MBA Urges Action on T-HUD Appropriations Bill

With key appropriations votes coming up in Congress, the Mortgage Bankers Association sent a letter yesterday to Senate Appropriations Committee leaders, urging funding to support HUD’s technology needs.

The Senate Appropriations Committee is expected to consider the fiscal year 2020 Transportation-Housing and Urban Development appropriations bill this month, known as T-HUD. The letter from MBA Senior Vice President of Legislative and Political Affairs Bill Killmer reiterated MBA’s support for the T-HUD bill along with recommendations to strengthen the bill.

“We continue to support the overall efforts to accelerate [HUD’s] IT modernization and maximize the impact to the public and return on investment to taxpayers,” Killmer wrote. “Given the scope of need to modernize the decades-old IT infrastructure at FHA, additional ongoing appropriations or set-asides of at least $20 million from the HUD IT Fund for FHA systems improvements are again warranted for FY 2020.”

Beyond funding levels, Killmer said MBA has been a long-time proponent of potential improvements to FHA’s IT systems that would allow the agency to better manage the risks to its Mutual Mortgage Insurance Fund. Additionally, Killmer said MBA is pleased that FHA has proposed significant revisions to its annual and loan-level certifications and a new version of its defect taxonomy for stakeholder review and feedback. “These updates will provide lenders with greater certainty regarding loan review–and, in doing so, expand access to credit for low- to moderate-income homebuyers,” he said.

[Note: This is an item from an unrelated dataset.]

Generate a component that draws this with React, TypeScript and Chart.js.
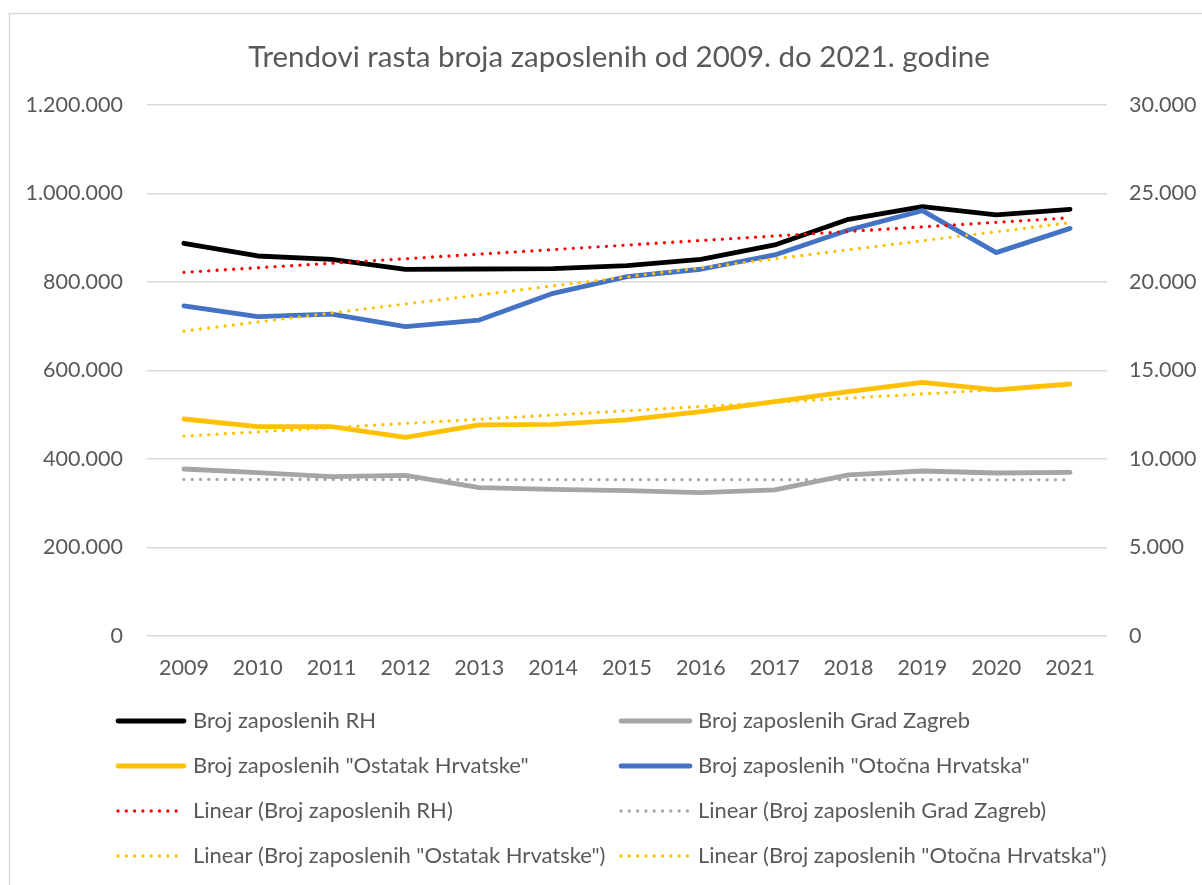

For Ginnie Mae, MBA supports increasing funding for staffing, training and technology needs, supporting Ginnie Mae’s full request for $28.4 billion for these purposes is an appropriate level of funding. “Given Ginnie Mae’s role in providing liquidity targeted to low- and moderate-income families, first-time homebuyers, renters, veterans and rural households, this funding level is necessary to prudently manage the increased loan volume in the single-family and multifamily mortgage markets,” MBA said. “In addition, in recent years, market share for FHA, VA, and Rural Housing Service single-family lending has continued to shift towards a more diversified base of smaller lenders. MBA believes that this is a positive trend for Ginnie Mae that reduces concentration risks in the program, but cautions that it may require increased oversight or funding in the near future to support Ginnie Mae’s counterparty risk management of the expanded issuer base.”

With respect to FHA’s multifamily and healthcare finance programs, MBA asked the Committees to continue to include $30 billion in commitment authority for the General and Special Risk Insurance Fund in its FY 2020 proposal, as well as adequate funding for rental assistance, particularly Section 8 Project Based Rental Assistance.

“Together, these programs allow private sector lenders to continue to finance workforce and affordable apartments and residential healthcare facilities that serve millions of Americans,” MBA said.

MBA also urged the Committees to retain protection for the government with regard to financing FHA multifamily loans through Ginnie Mae by providing a statutory prohibition on the use of Ginnie Mae securitizations in HUD’s risk sharing programs, also known as Sections 542 (b) and (c), by Housing Finance Agencies.

Additionally, MBA asked the full Committee mark to maintain the prohibition on federal funds being used to facilitate eminent domain seizures of performing mortgage loans. “By enacting this prohibition for the past five fiscal years, Congress was able to defuse this threat,” MBA said. “If the ban is not renewed, the threat posed by these schemes may return. If so, the introduction of this new risk to the housing finance system would severely impact the return of private capital to our markets, and would undermine any congressional efforts to successfully transition to a new housing finance system.”

MBA also urged the committees to continue $60 million in funding for housing and homeownership counseling. “These funds are critical to assisting homeowners facing foreclosure, helping first-time homebuyers navigate the challenges of the purchase process, and counseling for reverse mortgages (a program requirement) for seniors, a traditionally high-risk group for financial fraud.”